▽
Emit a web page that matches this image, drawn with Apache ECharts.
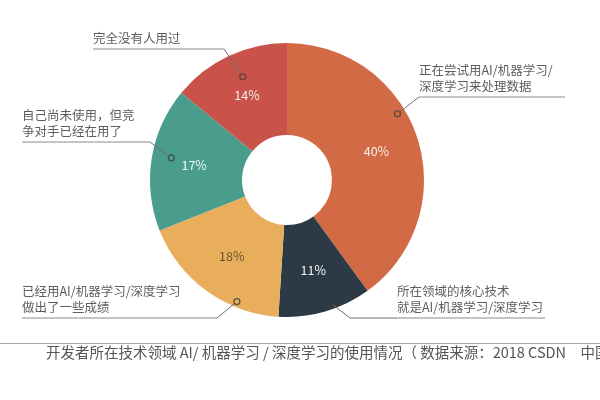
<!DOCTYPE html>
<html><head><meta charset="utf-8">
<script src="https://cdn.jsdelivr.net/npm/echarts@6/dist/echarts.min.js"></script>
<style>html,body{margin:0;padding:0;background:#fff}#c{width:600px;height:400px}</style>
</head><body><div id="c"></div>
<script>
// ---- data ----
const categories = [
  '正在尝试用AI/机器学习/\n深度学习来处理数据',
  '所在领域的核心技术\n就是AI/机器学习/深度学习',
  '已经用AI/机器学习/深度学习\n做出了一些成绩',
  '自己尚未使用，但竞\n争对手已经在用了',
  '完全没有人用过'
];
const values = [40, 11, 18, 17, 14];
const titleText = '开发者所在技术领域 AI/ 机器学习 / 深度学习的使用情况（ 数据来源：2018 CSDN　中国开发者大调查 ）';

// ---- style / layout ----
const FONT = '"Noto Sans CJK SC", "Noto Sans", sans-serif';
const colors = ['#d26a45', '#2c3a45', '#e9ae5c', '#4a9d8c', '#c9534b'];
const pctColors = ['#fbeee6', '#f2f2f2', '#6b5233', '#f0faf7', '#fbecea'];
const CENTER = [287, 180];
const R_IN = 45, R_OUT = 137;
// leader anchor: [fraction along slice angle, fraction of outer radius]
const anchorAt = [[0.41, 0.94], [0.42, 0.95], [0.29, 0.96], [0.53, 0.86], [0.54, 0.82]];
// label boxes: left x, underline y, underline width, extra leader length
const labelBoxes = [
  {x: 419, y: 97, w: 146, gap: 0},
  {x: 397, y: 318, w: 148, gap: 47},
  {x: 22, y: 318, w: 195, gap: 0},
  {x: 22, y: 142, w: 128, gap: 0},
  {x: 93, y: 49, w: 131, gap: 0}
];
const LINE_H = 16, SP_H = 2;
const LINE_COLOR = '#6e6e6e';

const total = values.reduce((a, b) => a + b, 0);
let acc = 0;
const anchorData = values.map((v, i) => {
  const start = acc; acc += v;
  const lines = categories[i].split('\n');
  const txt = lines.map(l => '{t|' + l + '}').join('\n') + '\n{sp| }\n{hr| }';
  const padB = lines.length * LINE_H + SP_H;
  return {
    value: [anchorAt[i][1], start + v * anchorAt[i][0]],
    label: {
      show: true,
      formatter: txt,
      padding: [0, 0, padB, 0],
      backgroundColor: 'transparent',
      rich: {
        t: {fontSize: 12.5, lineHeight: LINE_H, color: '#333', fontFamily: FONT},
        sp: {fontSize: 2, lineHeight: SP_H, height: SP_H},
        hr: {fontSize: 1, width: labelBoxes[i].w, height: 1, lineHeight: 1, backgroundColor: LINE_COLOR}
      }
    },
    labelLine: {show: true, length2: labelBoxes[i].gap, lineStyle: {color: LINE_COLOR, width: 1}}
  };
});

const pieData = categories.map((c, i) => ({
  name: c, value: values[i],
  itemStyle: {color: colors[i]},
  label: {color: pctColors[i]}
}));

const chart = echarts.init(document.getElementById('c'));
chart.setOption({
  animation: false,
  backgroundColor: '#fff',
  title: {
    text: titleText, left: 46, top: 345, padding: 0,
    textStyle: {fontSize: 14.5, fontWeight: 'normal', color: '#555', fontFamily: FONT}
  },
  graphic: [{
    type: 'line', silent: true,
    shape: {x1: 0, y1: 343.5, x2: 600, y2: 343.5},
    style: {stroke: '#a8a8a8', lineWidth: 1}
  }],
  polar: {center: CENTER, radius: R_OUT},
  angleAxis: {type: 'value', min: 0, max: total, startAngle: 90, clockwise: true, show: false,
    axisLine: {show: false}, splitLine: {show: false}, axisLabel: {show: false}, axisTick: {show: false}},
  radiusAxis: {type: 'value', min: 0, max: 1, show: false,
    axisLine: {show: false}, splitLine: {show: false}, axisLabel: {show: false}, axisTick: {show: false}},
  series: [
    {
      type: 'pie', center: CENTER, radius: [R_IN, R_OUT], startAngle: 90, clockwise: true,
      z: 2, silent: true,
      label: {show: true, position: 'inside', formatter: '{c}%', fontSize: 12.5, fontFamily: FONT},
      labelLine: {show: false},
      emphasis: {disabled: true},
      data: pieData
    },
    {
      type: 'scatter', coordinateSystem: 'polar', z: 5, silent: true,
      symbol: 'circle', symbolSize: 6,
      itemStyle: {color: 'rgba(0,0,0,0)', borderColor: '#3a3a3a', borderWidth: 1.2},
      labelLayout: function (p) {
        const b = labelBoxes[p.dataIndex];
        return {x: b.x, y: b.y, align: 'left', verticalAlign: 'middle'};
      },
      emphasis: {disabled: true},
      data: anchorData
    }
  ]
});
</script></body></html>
△
- [Directive]
Copy out all the data without changing anything, and drop the pictures.

- [Full solution]
Emit a web page that matches this image, drawn with Apache ECharts.
<!DOCTYPE html>
<html><head><meta charset="utf-8">
<script src="https://cdn.jsdelivr.net/npm/echarts@6/dist/echarts.min.js"></script>
<style>html,body{margin:0;padding:0;background:#fff}#c{width:600px;height:400px}</style>
</head><body><div id="c"></div>
<script>
// ---- data ----
const categories = [
  '正在尝试用AI/机器学习/\n深度学习来处理数据',
  '所在领域的核心技术\n就是AI/机器学习/深度学习',
  '已经用AI/机器学习/深度学习\n做出了一些成绩',
  '自己尚未使用，但竞\n争对手已经在用了',
  '完全没有人用过'
];
const values = [40, 11, 18, 17, 14];
const titleText = '开发者所在技术领域 AI/ 机器学习 / 深度学习的使用情况（ 数据来源：2018 CSDN　中国开发者大调查 ）';

// ---- style / layout ----
const FONT = '"Noto Sans CJK SC", "Noto Sans", sans-serif';
const colors = ['#d26a45', '#2c3a45', '#e9ae5c', '#4a9d8c', '#c9534b'];
const pctColors = ['#fbeee6', '#f2f2f2', '#6b5233', '#f0faf7', '#fbecea'];
const CENTER = [287, 180];
const R_IN = 45, R_OUT = 137;
// leader anchor: [fraction along slice angle, fraction of outer radius]
const anchorAt = [[0.41, 0.94], [0.42, 0.95], [0.29, 0.96], [0.53, 0.86], [0.54, 0.82]];
// label boxes: left x, underline y, underline width, extra leader length
const labelBoxes = [
  {x: 419, y: 97, w: 146, gap: 0},
  {x: 397, y: 318, w: 148, gap: 47},
  {x: 22, y: 318, w: 195, gap: 0},
  {x: 22, y: 142, w: 128, gap: 0},
  {x: 93, y: 49, w: 131, gap: 0}
];
const LINE_H = 16, SP_H = 2;
const LINE_COLOR = '#6e6e6e';

const total = values.reduce((a, b) => a + b, 0);
let acc = 0;
const anchorData = values.map((v, i) => {
  const start = acc; acc += v;
  const lines = categories[i].split('\n');
  const txt = lines.map(l => '{t|' + l + '}').join('\n') + '\n{sp| }\n{hr| }';
  const padB = lines.length * LINE_H + SP_H;
  return {
    value: [anchorAt[i][1], start + v * anchorAt[i][0]],
    label: {
      show: true,
      formatter: txt,
      padding: [0, 0, padB, 0],
      backgroundColor: 'transparent',
      rich: {
        t: {fontSize: 12.5, lineHeight: LINE_H, color: '#333', fontFamily: FONT},
        sp: {fontSize: 2, lineHeight: SP_H, height: SP_H},
        hr: {fontSize: 1, width: labelBoxes[i].w, height: 1, lineHeight: 1, backgroundColor: LINE_COLOR}
      }
    },
    labelLine: {show: true, length2: labelBoxes[i].gap, lineStyle: {color: LINE_COLOR, width: 1}}
  };
});

const pieData = categories.map((c, i) => ({
  name: c, value: values[i],
  itemStyle: {color: colors[i]},
  label: {color: pctColors[i]}
}));

const chart = echarts.init(document.getElementById('c'));
chart.setOption({
  animation: false,
  backgroundColor: '#fff',
  title: {
    text: titleText, left: 46, top: 345, padding: 0,
    textStyle: {fontSize: 14.5, fontWeight: 'normal', color: '#555', fontFamily: FONT}
  },
  graphic: [{
    type: 'line', silent: true,
    shape: {x1: 0, y1: 343.5, x2: 600, y2: 343.5},
    style: {stroke: '#a8a8a8', lineWidth: 1}
  }],
  polar: {center: CENTER, radius: R_OUT},
  angleAxis: {type: 'value', min: 0, max: total, startAngle: 90, clockwise: true, show: false,
    axisLine: {show: false}, splitLine: {show: false}, axisLabel: {show: false}, axisTick: {show: false}},
  radiusAxis: {type: 'value', min: 0, max: 1, show: false,
    axisLine: {show: false}, splitLine: {show: false}, axisLabel: {show: false}, axisTick: {show: false}},
  series: [
    {
      type: 'pie', center: CENTER, radius: [R_IN, R_OUT], startAngle: 90, clockwise: true,
      z: 2, silent: true,
      label: {show: true, position: 'inside', formatter: '{c}%', fontSize: 12.5, fontFamily: FONT},
      labelLine: {show: false},
      emphasis: {disabled: true},
      data: pieData
    },
    {
      type: 'scatter', coordinateSystem: 'polar', z: 5, silent: true,
      symbol: 'circle', symbolSize: 6,
      itemStyle: {color: 'rgba(0,0,0,0)', borderColor: '#3a3a3a', borderWidth: 1.2},
      labelLayout: function (p) {
        const b = labelBoxes[p.dataIndex];
        return {x: b.x, y: b.y, align: 'left', verticalAlign: 'middle'};
      },
      emphasis: {disabled: true},
      data: anchorData
    }
  ]
});
</script></body></html>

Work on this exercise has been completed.